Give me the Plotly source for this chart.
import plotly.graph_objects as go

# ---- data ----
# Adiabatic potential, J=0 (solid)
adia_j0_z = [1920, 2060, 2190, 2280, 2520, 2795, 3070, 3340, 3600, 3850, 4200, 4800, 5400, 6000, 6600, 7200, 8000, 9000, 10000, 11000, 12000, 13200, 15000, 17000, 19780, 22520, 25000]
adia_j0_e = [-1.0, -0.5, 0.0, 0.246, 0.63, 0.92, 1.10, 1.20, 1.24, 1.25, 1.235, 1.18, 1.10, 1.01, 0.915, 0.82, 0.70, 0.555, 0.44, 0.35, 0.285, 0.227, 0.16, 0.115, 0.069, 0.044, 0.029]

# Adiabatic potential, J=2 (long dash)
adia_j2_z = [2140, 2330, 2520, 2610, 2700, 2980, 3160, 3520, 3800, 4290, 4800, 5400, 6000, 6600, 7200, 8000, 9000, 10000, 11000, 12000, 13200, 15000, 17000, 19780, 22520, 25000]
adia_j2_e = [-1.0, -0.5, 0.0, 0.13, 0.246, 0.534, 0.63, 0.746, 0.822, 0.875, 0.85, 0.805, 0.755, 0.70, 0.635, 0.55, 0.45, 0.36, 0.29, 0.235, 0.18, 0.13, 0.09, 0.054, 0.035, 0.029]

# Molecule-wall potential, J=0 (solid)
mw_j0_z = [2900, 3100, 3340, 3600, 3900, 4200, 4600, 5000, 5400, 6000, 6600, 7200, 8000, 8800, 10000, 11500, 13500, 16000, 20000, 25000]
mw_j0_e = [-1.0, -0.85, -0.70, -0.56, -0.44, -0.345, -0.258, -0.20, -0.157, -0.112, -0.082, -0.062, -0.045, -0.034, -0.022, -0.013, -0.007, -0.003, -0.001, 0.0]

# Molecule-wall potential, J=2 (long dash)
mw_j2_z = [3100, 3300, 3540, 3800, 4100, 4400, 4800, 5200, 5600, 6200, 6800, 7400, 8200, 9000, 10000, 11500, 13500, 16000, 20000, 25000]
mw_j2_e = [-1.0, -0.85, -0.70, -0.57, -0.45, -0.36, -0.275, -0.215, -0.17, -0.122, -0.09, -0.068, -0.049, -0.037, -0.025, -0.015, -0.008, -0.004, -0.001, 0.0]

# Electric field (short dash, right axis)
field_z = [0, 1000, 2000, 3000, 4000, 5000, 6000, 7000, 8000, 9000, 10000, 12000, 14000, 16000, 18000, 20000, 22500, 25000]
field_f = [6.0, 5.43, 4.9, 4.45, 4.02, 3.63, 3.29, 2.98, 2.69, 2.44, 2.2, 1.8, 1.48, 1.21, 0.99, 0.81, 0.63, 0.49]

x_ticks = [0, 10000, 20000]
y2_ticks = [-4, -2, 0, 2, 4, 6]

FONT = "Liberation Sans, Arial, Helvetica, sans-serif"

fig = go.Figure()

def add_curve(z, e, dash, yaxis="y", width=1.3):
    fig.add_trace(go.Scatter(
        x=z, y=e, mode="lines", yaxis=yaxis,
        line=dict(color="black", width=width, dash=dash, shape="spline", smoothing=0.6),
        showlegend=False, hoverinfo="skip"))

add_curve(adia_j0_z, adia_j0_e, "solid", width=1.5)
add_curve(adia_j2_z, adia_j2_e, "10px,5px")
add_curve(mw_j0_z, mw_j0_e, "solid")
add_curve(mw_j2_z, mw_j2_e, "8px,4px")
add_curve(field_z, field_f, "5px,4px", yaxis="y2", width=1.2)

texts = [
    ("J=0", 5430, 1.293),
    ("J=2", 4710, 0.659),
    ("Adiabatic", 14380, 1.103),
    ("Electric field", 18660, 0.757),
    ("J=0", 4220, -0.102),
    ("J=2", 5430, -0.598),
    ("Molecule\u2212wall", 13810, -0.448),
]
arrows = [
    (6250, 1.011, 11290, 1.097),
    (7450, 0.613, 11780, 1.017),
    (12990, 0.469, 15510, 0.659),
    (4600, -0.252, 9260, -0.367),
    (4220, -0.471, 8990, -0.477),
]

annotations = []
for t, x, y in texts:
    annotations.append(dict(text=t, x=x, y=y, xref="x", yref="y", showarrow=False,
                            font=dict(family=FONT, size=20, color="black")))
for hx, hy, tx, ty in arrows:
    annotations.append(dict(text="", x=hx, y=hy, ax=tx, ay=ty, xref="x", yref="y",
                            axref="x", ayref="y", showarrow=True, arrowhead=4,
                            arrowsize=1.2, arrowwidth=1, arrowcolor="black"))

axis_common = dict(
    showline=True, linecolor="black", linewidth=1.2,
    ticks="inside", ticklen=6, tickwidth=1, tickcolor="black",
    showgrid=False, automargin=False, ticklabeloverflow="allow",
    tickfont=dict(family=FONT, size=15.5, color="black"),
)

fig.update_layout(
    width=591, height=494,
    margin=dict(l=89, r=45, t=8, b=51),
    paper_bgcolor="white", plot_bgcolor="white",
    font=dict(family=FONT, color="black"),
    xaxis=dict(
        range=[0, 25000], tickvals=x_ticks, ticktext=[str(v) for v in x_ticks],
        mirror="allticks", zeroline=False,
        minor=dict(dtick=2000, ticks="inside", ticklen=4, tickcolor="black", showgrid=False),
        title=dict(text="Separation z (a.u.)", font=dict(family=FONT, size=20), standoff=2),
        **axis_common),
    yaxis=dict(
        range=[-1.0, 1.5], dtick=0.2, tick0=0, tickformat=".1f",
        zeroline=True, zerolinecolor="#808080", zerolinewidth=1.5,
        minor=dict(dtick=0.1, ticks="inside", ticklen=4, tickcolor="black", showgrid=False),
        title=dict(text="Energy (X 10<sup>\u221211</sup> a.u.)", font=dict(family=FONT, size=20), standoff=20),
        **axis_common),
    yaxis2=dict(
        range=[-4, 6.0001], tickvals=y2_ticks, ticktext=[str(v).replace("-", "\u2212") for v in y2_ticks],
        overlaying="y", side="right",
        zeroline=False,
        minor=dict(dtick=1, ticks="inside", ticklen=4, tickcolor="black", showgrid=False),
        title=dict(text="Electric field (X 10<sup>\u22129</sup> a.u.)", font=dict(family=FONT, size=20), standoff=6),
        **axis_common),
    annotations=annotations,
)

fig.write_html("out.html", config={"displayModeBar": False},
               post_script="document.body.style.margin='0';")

================

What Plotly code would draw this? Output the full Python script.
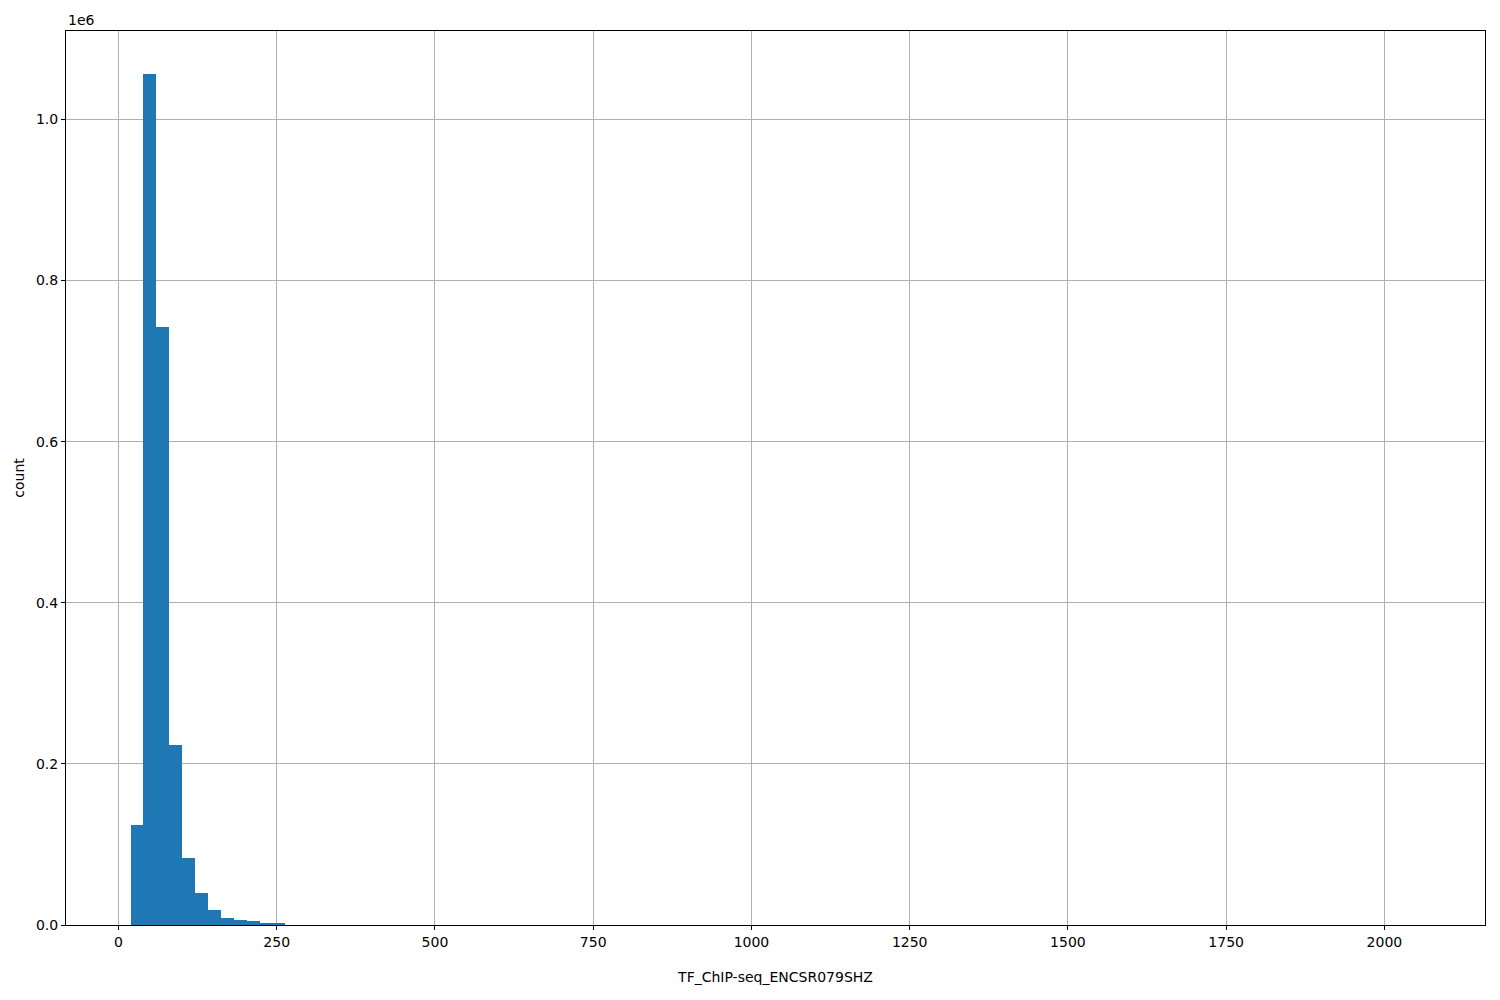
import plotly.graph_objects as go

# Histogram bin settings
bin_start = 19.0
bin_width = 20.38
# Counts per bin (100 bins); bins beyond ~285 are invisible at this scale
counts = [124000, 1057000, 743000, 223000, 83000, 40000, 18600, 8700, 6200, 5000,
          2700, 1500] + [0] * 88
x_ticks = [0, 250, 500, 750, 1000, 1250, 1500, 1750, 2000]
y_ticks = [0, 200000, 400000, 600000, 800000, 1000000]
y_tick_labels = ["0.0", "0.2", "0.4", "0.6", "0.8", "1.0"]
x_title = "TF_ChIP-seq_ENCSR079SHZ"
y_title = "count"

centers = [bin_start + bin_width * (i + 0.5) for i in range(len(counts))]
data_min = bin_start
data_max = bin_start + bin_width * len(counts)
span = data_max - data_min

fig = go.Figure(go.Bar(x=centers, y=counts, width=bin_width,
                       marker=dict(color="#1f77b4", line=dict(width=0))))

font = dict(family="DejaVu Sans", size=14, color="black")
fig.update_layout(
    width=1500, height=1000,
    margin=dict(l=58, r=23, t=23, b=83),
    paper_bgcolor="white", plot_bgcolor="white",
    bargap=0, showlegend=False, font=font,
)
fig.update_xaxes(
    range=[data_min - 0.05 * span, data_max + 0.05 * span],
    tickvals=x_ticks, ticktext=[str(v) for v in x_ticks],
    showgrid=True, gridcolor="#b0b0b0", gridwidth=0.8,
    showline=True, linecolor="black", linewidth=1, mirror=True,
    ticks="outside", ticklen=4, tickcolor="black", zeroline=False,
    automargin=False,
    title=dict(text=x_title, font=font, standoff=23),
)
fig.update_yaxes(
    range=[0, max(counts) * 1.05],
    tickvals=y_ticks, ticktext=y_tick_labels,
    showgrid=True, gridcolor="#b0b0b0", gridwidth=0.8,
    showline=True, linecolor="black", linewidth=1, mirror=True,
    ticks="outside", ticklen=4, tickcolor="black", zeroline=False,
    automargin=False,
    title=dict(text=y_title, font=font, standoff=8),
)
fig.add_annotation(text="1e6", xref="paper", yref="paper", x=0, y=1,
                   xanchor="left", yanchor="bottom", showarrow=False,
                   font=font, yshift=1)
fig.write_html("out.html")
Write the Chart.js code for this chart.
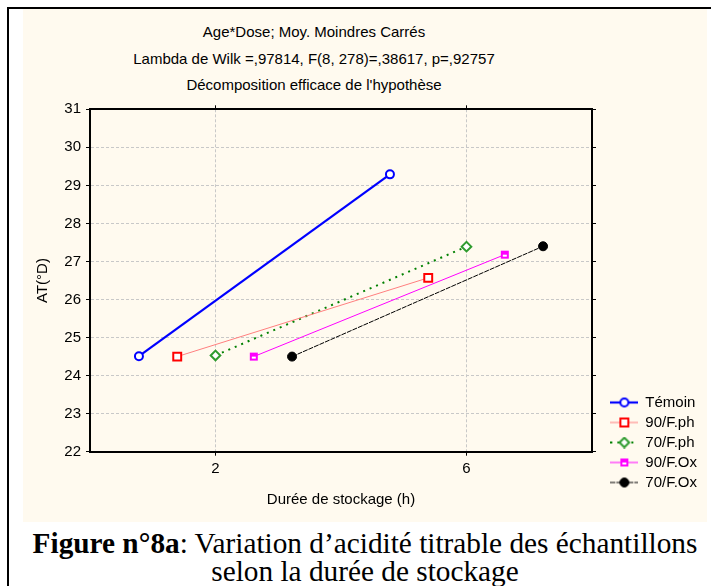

================

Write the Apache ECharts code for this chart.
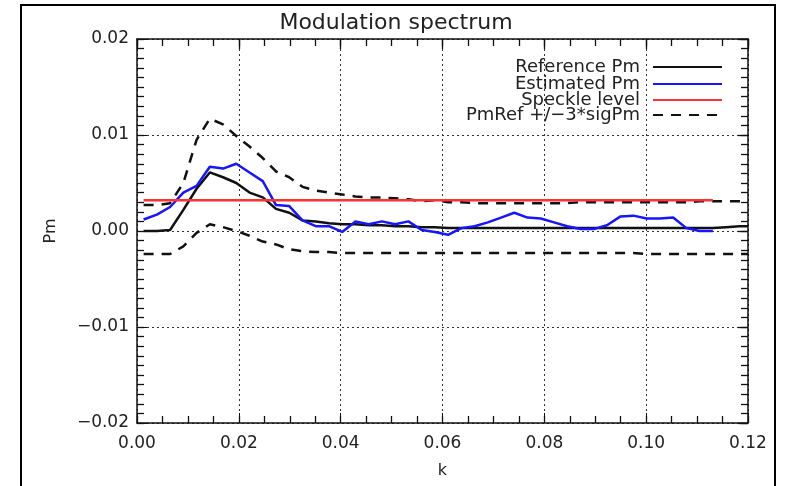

================

TASK REQUIREMENTS> Exactly repeat the lines from the line with "Give me the Plotly source for this chart." to the line with "0.069, 0.044, 0.029]", including both, and output nothing else.

OUTPUT OF THE TASK>
Give me the Plotly source for this chart.
import plotly.graph_objects as go

# ---- data ----
# Adiabatic potential, J=0 (solid)
adia_j0_z = [1920, 2060, 2190, 2280, 2520, 2795, 3070, 3340, 3600, 3850, 4200, 4800, 5400, 6000, 6600, 7200, 8000, 9000, 10000, 11000, 12000, 13200, 15000, 17000, 19780, 22520, 25000]
adia_j0_e = [-1.0, -0.5, 0.0, 0.246, 0.63, 0.92, 1.10, 1.20, 1.24, 1.25, 1.235, 1.18, 1.10, 1.01, 0.915, 0.82, 0.70, 0.555, 0.44, 0.35, 0.285, 0.227, 0.16, 0.115, 0.069, 0.044, 0.029]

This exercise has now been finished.